J'avance, avec de l'ombre sur les épaules. ( André Du Bouchet)

mardi 4 novembre 2025

Ricochets/ Année 2/ Semaine 44

 


1/ Sur la vitre du rêve, tout se délite, se dilue, s’efface en douceur, comme la vague s’avance sur le sable et recouvre tout ce qui était rugosité des grains, creux et dessins pourtant bien arrimés. Ainsi se déprend-on du soi de la nuit, de cet autre corps qui mène une vie parallèle, de sa chaleur, des richesses dont au matin on ne soupçonne plus rien, et qui nous laisse orphelin.

2/ La vie comme un journal aux pages froissées. Aux écritures dans tous les sens. Aux lettres minuscules ou majuscules, en gras, en italique, en différentes polices de caractère. En une langue dont le sens est perdu et qu’il faudrait traduire pour comprendre ce qu’il s’est passé. Avec des pages perdues ou déchirées. On feuillette à la recherche de ce qui se tient caché, cette lumière qui ne fait que clignoter.

3/ Chacun habite dans sa cabane à lui tout seul. Où se déplie la carte de son esprit. Des braises, des cendres, des étoiles, un monde à part, balafré d’éclairs, où il n’y a pas de place pour d’autres. Il est bon de s’y enfermer de temps à autre, d’en toucher les parois, pour avancer plus loin, mais jamais perdre de vue quel soi on cherche à habiter et à faire vivre.

4/ De sauts en éclats, né de choses lues ou prises au vol dans une conversation ou entendues par hasard lors d’une émission de radio dont on ne se souvient absolument pas quel quel pouvait bien être le propos, si ce n’est ces miettes de mots qui sont restées en tête toute la journée et que l’on a cherché, par des moyens mnémotechniques à ne pas perdre : une pastorale des peurs.

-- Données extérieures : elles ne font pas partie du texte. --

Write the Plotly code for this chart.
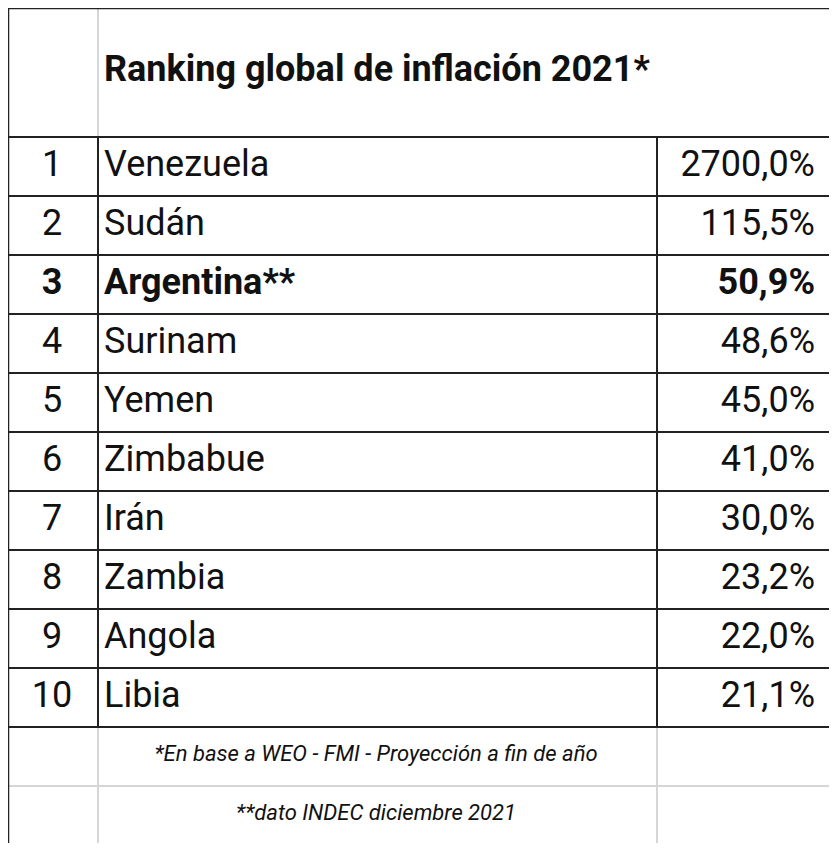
import plotly.graph_objects as go

title = "Ranking global de inflación 2021*"
ranks = ["1", "2", "3", "4", "5", "6", "7", "8", "9", "10"]
countries = ["Venezuela", "Sudán", "Argentina**", "Surinam", "Yemen", "Zimbabue", "Irán", "Zambia", "Angola", "Libia"]
values = ["2700,0%", "115,5%", "50,9%", "48,6%", "45,0%", "41,0%", "30,0%", "23,2%", "22,0%", "21,1%"]
notes = ["*En base a WEO - FMI - Proyección a fin de año", "**dato INDEC diciembre 2021"]
highlight = "Argentina**"

W, H = 837, 851
OFF = 8  # page body margin
L, C1, C2, R = 8, 98, 657, 831
TOP, HDR = 8, 137
ROWH = 59
rows_y = [HDR + i * ROWH for i in range(len(ranks) + 1)]
foot_y = [rows_y[-1], rows_y[-1] + ROWH, 845]

fig = go.Figure()
shapes = []
light = dict(color="#d6d6d6", width=2)
dark = dict(color="#222222", width=2)
shapes.append(dict(type="rect", x0=0, x1=W, y0=848, y1=H, fillcolor="#eeeeee", line=dict(width=0), layer="below"))
for x in (C1, C2):
    shapes.append(dict(type="line", x0=x, x1=x, y0=0, y1=TOP, line=light))
shapes.append(dict(type="line", x0=C1, x1=C1, y0=TOP, y1=HDR, line=light))
shapes.append(dict(type="line", x0=0, x1=L, y0=HDR, y1=HDR, line=light))
for y in foot_y[:2]:
    shapes.append(dict(type="line", x0=0, x1=L, y0=y, y1=y, line=light))
for x in (C1, C2):
    shapes.append(dict(type="line", x0=x, x1=x, y0=foot_y[0], y1=foot_y[2], line=light))
shapes.append(dict(type="line", x0=L, x1=R, y0=foot_y[1], y1=foot_y[1], line=light))
for y in rows_y:
    shapes.append(dict(type="line", x0=L, x1=R, y0=y, y1=y, line=dark))
for x in (C1, C2):
    shapes.append(dict(type="line", x0=x, x1=x, y0=rows_y[0], y1=rows_y[-1], line=dark))
shapes.append(dict(type="rect", x0=L, x1=R, y0=TOP, y1=845, line=dict(color="#222222", width=2.5)))

def txt(s, bold):
    return f"<b>{s}</b>" if bold else s

centers = [rows_y[i] + ROWH / 2 for i in range(len(ranks))]
bolds = [c == highlight for c in countries]
font = dict(family="Roboto", size=36, color="#111111")
fig.add_trace(go.Scatter(x=[52] * len(ranks), y=centers, mode="text",
                         text=[txt(r, b) for r, b in zip(ranks, bolds)],
                         textposition="middle center", textfont=font, hoverinfo="skip"))
fig.add_trace(go.Scatter(x=[104] * len(ranks), y=centers, mode="text",
                         text=[txt(c, b) for c, b in zip(countries, bolds)],
                         textposition="middle right", textfont=font, hoverinfo="skip"))
fig.add_trace(go.Scatter(x=[815] * len(ranks), y=centers, mode="text",
                         text=[txt(v, b) for v, b in zip(values, bolds)],
                         textposition="middle left", textfont=font, hoverinfo="skip"))
fig.add_trace(go.Scatter(x=[104], y=[72], mode="text", text=[f"<b>{title}</b>"],
                         textposition="middle right",
                         textfont=dict(family="Roboto", size=36, color="#111111"), hoverinfo="skip"))
fig.add_trace(go.Scatter(x=[376] * 2, y=[foot_y[0] + 28, foot_y[1] + 28], mode="text",
                         text=[f"<i>{n}</i>" for n in notes], textposition="middle center",
                         textfont=dict(family="Roboto", size=22, color="#111111"), hoverinfo="skip"))

fig.update_layout(width=W - 2 * OFF, height=H - 2 * OFF, margin=dict(l=0, r=0, t=0, b=0),
                  paper_bgcolor="white", plot_bgcolor="white", showlegend=False,
                  shapes=shapes,
                  xaxis=dict(range=[OFF, W - OFF], visible=False, fixedrange=True),
                  yaxis=dict(range=[H - OFF, OFF], visible=False, fixedrange=True))
fig.write_html("out.html")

5/ Laisser des traces ou chercher des traces en soi qui sont en mouvement vers les steppes de l’oubli. Essayer dire ce que l’on tente de retenir, de déchiffrer ce qui se passe en soi et qu’il faut traduire. Et que malgré tout et malgré soi quelque chose reste et continue un peu à dire ce qui fait qu’une vie a toute sa valeur. À l’aveugle alors des mots se posent.

6/ Seulement le souffle du vent. Besoin de rien d’autre. Laisser les feuilles voler tout autour de soi avec les morceaux d’ombres qui les escortent. L’eau du fleuve s’écoule sans se soucier des regards qui la suivent. On ne serait pas là, tout continuerait à se passer de la même façon. On ne sert donc pas à grand-chose, je le savais depuis longtemps. Laissons s’envoler aussi des pensées aussi insipides !

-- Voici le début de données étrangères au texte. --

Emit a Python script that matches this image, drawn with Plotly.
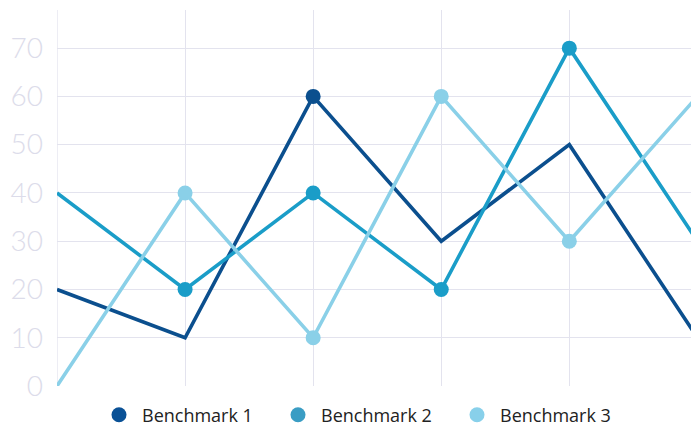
import plotly.graph_objects as go

categories = [0, 1, 2, 3, 4, 5]
series_names = ["Benchmark 1", "Benchmark 2", "Benchmark 3"]
bench1 = [20, 10, 60, 30, 50, 10]
bench2 = [40, 20, 40, 20, 70, 30]
bench3 = [0, 40, 10, 60, 30, 60]
y_ticks = [0, 10, 20, 30, 40, 50, 60, 70]

# which points carry a visible marker (style only)
marker_on = [
    [False, False, True, False, False, False],
    [False, True, True, True, True, False],
    [False, True, True, True, True, False],
]
line_colors = ["#0b4f8e", "#1a9dc8", "#8ad0e8"]
legend_colors = ["#0a5196", "#3a9dc4", "#88d0ea"]

fig = go.Figure()
for name, vals, col, mk in zip(series_names, [bench1, bench2, bench3], line_colors, marker_on):
    fig.add_trace(go.Scatter(
        x=categories, y=vals, mode="lines+markers", name=name,
        line=dict(color=col, width=3.6),
        marker=dict(size=[15 if m else 0 for m in mk], color=col, opacity=1,
                    line=dict(width=0)),
        showlegend=False, cliponaxis=True, hoverinfo="skip",
    ))
for name, col in zip(series_names, legend_colors):
    fig.add_trace(go.Scatter(
        x=[None], y=[None], mode="markers", name=name,
        marker=dict(size=15, color=col, line=dict(width=0)),
    ))

fig.update_layout(
    width=691, height=428,
    margin=dict(l=57, r=0, t=10, b=42, autoexpand=False),
    paper_bgcolor="white", plot_bgcolor="white",
    font=dict(family="Open Sans", color="#222222"),
    legend=dict(orientation="h", x=96 / 691, xanchor="left", xref="container",
                y=13 / 428, yanchor="middle", yref="container",
                font=dict(size=18, family="Open Sans", color="#222222"),
                itemwidth=36, entrywidth=128, entrywidthmode="pixels"),
    showlegend=True,
)
fig.update_xaxes(range=[0, 4.95], tickvals=categories, showticklabels=False,
                 showgrid=True, gridcolor="#e3e3ee", gridwidth=1.3,
                 zeroline=False, showline=False, automargin=False)
fig.update_yaxes(range=[0, 77.9], tickvals=y_ticks, showgrid=True,
                 gridcolor="#e3e3ee", gridwidth=1.3, zeroline=False,
                 tickfont=dict(size=28, family="Lato", color="#dcdcea", weight=300),
                 ticklabelstandoff=13, showline=False, automargin=False)
fig.add_shape(type="line", xref="x", yref="paper", x0=0, x1=0, y0=0, y1=1,
              line=dict(color="#e3e3ee", width=1.3), layer="below")
fig.write_html("out.html", config={"displayModeBar": False},
               post_script="document.body.style.margin='0';document.body.style.overflow='hidden';")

7/ Insaisissables sont les leviers qui font que, à un moment donné de la journée, l’on se tient forcément devant le clavier ou la feuille blanche avec un stylo choisi, pour extraire ou plutôt laisser monter d’un intime, dont on ne maîtrise presque rien, ce qui attend d’être écrit. S’attabler face au désir de faire face à ce qui se trame en soi. De ce qui va nous rejoindre au matin.